Dikiş dikenler bilirler. Tam işin en güzel yerindesiniz, bitti diyorsunuz, çat iplik kopuyor. Onu hallediyorsunuz, ayar bozuluyor. Aman aksilik diyorsunuz, ama olmuyor, iş kalıyor. Benim emektar makinem de böyleydi, nihayet miadı doldu.. Sinyalleri veriyordu kaç zamandır. Kıyamıyordum da atıp yenisini almaya.. Eee.. kolay mı, 30 senedir az kahrımı çekmedi. Kızlarımın giysilerini dikerken, çeyizlerini işlerken ve hatta Damla Hanım’a bile zevkle ciciler dikerken benimleydi.

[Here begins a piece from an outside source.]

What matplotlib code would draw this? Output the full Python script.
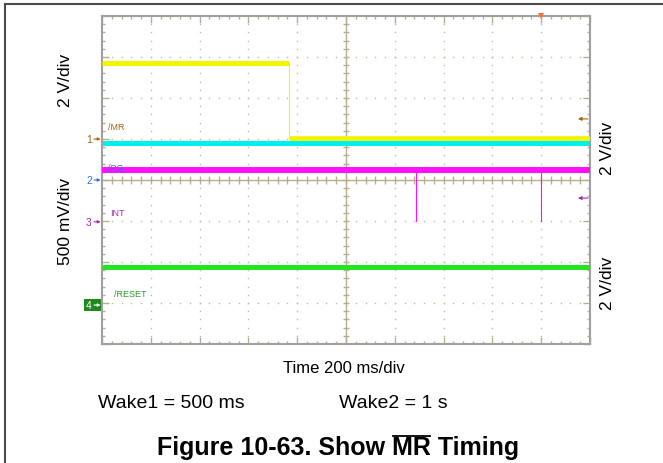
import numpy as np
import matplotlib
matplotlib.use("Agg")
import matplotlib.pyplot as plt
from matplotlib.lines import Line2D
from matplotlib.patches import Rectangle

plt.rcParams['font.family'] = ['Liberation Sans', 'DejaVu Sans']

# scope screen: 10 x 8 divisions, center at (5, 0)
yellow_t = [0, 3.83, 10]
yellow_v = [2.85, 1.02]
cyan_v = 0.90
magenta_v = 0.24
int_pulse_t = [6.43, 9.0]
int_pulse_low = -1.0
green_v = -2.12

ch_nums = ['1', '2', '3', '4']
ch_levels = [1.0, 0.0, -1.02, -3.05]
ch_names = ['/MR', '/PG', 'INT', '/RESET']
ch_colors = ['#b0600f', '#2f6fd8', '#a22aa8', '#2a9a2a']
ch_label_y = [0.30, 0.30, 0.22, 0.28]
ch_label_dx = [6, 6, 8, 12]
right_arrows = [(1.49, '#b0600f'), (-0.44, '#a22aa8')]
trig_t = 9.0

W, H = 663, 464
fig = plt.figure(figsize=(W / 100, H / 100), dpi=100)

def fx(px):
    return px / W

def fy(py):
    return 1 - py / H

# outer frame (top and left)
fig.add_artist(Line2D([fx(5), fx(663)], [fy(5), fy(5)], color='#4a4a4a', lw=1.5))
fig.add_artist(Line2D([fx(5), fx(5)], [fy(5), fy(464)], color='#4a4a4a', lw=1.5))

ax = fig.add_axes([fx(102), fy(345), fx(590) - fx(102), fy(17) - fy(345)])
ax.set_xlim(0, 10)
ax.set_ylim(-4, 4)

tan = '#b8ae8e'
for s in ax.spines.values():
    s.set_color('#a0a0a0')
    s.set_linewidth(1.5)
ax.set_xticks(np.arange(0, 11, 1))
ax.set_yticks(np.arange(-4, 5, 1))
ax.set_xticks(np.arange(0, 10.01, 0.2), minor=True)
ax.set_yticks(np.arange(-4, 4.01, 0.2), minor=True)
ax.tick_params(which='both', direction='in', top=True, right=True,
               labelbottom=False, labelleft=False, color=tan, width=1)
ax.tick_params(which='major', length=5)
ax.tick_params(which='minor', length=2.5)

# dotted grid
minor_x = np.arange(0.2, 10, 0.2)
minor_y = np.arange(-3.8, 4, 0.2)
for gx in [1, 2, 3, 4, 6, 7, 8, 9]:
    ax.plot(np.full_like(minor_y, gx), minor_y, ls='none', marker='s',
            ms=1.0, mew=0, color='#c2b99c', zorder=1)
for gy in [-3, -2, -1, 1, 2, 3]:
    ax.plot(minor_x, np.full_like(minor_x, gy), ls='none', marker='s',
            ms=1.0, mew=0, color='#c2b99c', zorder=1)

# center axes with ticks
ax.axhline(0, color=tan, lw=1, zorder=1)
ax.axvline(5, color=tan, lw=1, zorder=1)
ax.vlines(minor_x, -0.09, 0.09, color=tan, lw=1, zorder=1)
ax.hlines(minor_y, 4.93, 5.07, color=tan, lw=1, zorder=1)

# traces
ax.plot(yellow_t[:2], [yellow_v[0]] * 2, color='#f4f400', lw=3.6,
        solid_capstyle='butt', zorder=3)
ax.plot([yellow_t[1]] * 2, yellow_v, color='#f4f400', lw=0.8, zorder=3)
ax.plot([0, 10], [cyan_v] * 2, color='#00f0f0', lw=3.6,
        solid_capstyle='butt', zorder=2)
ax.plot(yellow_t[1:], [yellow_v[1]] * 2, color='#f4f400', lw=3.4,
        solid_capstyle='butt', zorder=3)
ax.plot([0, 10], [magenta_v] * 2, color='#ff10ff', lw=4.3,
        solid_capstyle='butt', zorder=3)
for t in int_pulse_t:
    ax.plot([t, t], [magenta_v, int_pulse_low], color='#ff10ff', lw=0.8, zorder=3)
ax.plot([0, 10], [green_v] * 2, color='#22e622', lw=3.6,
        solid_capstyle='butt', zorder=3)

# channel markers on the left
ytr = ax.get_yaxis_transform()
for num, lvl, name, c, dy, dx in zip(ch_nums, ch_levels, ch_names, ch_colors,
                                     ch_label_y, ch_label_dx):
    if num == '4':
        ax.add_patch(Rectangle((-18 / 488, lvl - 0.15), 17 / 488, 0.30,
                               transform=ytr, fc='#1e8a1e', ec='none',
                               clip_on=False, zorder=4))
        ax.text(-13 / 488, lvl, num, transform=ytr, ha='center', va='center',
                fontsize=7.5, color='white', clip_on=False, zorder=5)
        ac = 'white'
    else:
        ax.text(-13 / 488, lvl, num, transform=ytr, ha='center', va='center',
                fontsize=7.5, color=c, clip_on=False)
        ac = c
    ax.annotate('', xy=(0, lvl), xycoords=ytr, xytext=(-8, 0),
                textcoords='offset pixels', annotation_clip=False, zorder=5,
                arrowprops=dict(arrowstyle='-|>', color=ac, lw=0.8,
                                mutation_scale=4, shrinkA=0, shrinkB=1))
    ax.text(dx / 488, lvl + dy, name, transform=ytr, ha='left', va='center',
            fontsize=6.5, color=c, zorder=5)

for lvl, c in right_arrows:
    ax.annotate('', xy=(1 - 12 / 488, lvl), xycoords=ytr, xytext=(10, 0),
                textcoords='offset pixels', annotation_clip=False,
                arrowprops=dict(arrowstyle='-|>', color=c, lw=0.8,
                                mutation_scale=5, shrinkA=0, shrinkB=0))

ax.plot(trig_t, 4, marker='v', color='#ff7030', ms=4, mew=0, clip_on=False, zorder=6)

# scale labels
fig.text(fx(65), fy(80), '2 V/div', rotation=90, ha='center', va='center', fontsize=12.5)
fig.text(fx(65), fy(221), '500 mV/div', rotation=90, ha='center', va='center', fontsize=12.5)
fig.text(fx(608), fy(148), '2 V/div', rotation=90, ha='center', va='center', fontsize=12.5)
fig.text(fx(608), fy(283), '2 V/div', rotation=90, ha='center', va='center', fontsize=12.5)

fig.text(fx(344), fy(369), 'Time 200 ms/div', ha='center', va='center', fontsize=12)
fig.text(fx(98), fy(404), 'Wake1 = 500 ms', ha='left', va='center', fontsize=14)
fig.text(fx(339), fy(404), 'Wake2 = 1 s', ha='left', va='center', fontsize=14)

# title with overlined MR
parts = ['Figure 10-63. Show ', 'MR', ' Timing']
tkw = dict(fontsize=18, fontweight='bold', va='center', ha='left')
renderer = fig.canvas.get_renderer()
widths = []
for p in parts:
    t = fig.text(0, 0, p, **tkw)
    widths.append(t.get_window_extent(renderer).width)
    t.remove()
full = fig.text(0, 0, ''.join(parts), **tkw)
total = full.get_window_extent(renderer).width
full.remove()
x0 = 338 - total / 2
fig.text(fx(x0), fy(448), ''.join(parts), **tkw)
t_pre = fig.text(0, 0, parts[0], **tkw)
pre_w = t_pre.get_window_extent(renderer).width
t_pre.remove()
fig.add_artist(Line2D([fx(x0 + pre_w + 1), fx(x0 + pre_w + widths[1] - 1)],
                      [fy(437), fy(437)], color='black', lw=1.3))

fig.savefig('out.png', dpi=100)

Eşimin en güzel sürprizlerinden biriydi bu makine bana. Birgün kapı çalmış ve servis koca makineyi bu sizin diye kapıya bırakmıştı. Daha dikişin D’sinden bile anlamıyordum. Ama öğrenmeyi de çok istiyordum. Canım benim, sürpriz yapmış bana almıştı ilk dikiş makinemi işte. Öğrendim dikmeyi boza yapa. Güzel bir şeyler çıktıkça ortaya daha çok sevdim dikmeyi.
Şimdi de damadımın hediyesi harika bir makinem var. Artık daha bir istekle oturacağım sanırım başına.
Kaç gündür aklımda Damla Hanım’a dikeceğim elbise modelini tasarlıyordum. Hemen dikmeliyim, Cuma günü küçük kızımın kep töreninde giydireceğim.. Bu arada Damla Hanım’a diktiğim elbiselerin resimlerini de koyacağım buraya.. Tek kalıptan çeşitli modeller üretmek mümkün. İsteyen olursa kalıplarını da veririm (2-3 yaş kız çocuk).
Aşağıdaki resimde benim diktiğim elbiselerden bir tanesi var, eteği iki kat, altı astarlı. Üzerindeki hırka merserize, hazır bir hırka.

Ürettikçe zevk alacağınız işler yapmalısınız. Hayatta en nefret ettiğim laf, “Vaktim mi oluyor” lafıdır. Neden olmasın ki.. İnsan sevdiği işler için daha doğrusu kendisi için vakit bulur - bulmalıdır. Tekdüze geçen günler ömürden çalınan günlerdir bana göre. Kitap okumak, resim yapmak, dikiş, örgü. Mutlaka sevdiğimiz bir iş vardır uygulamak için.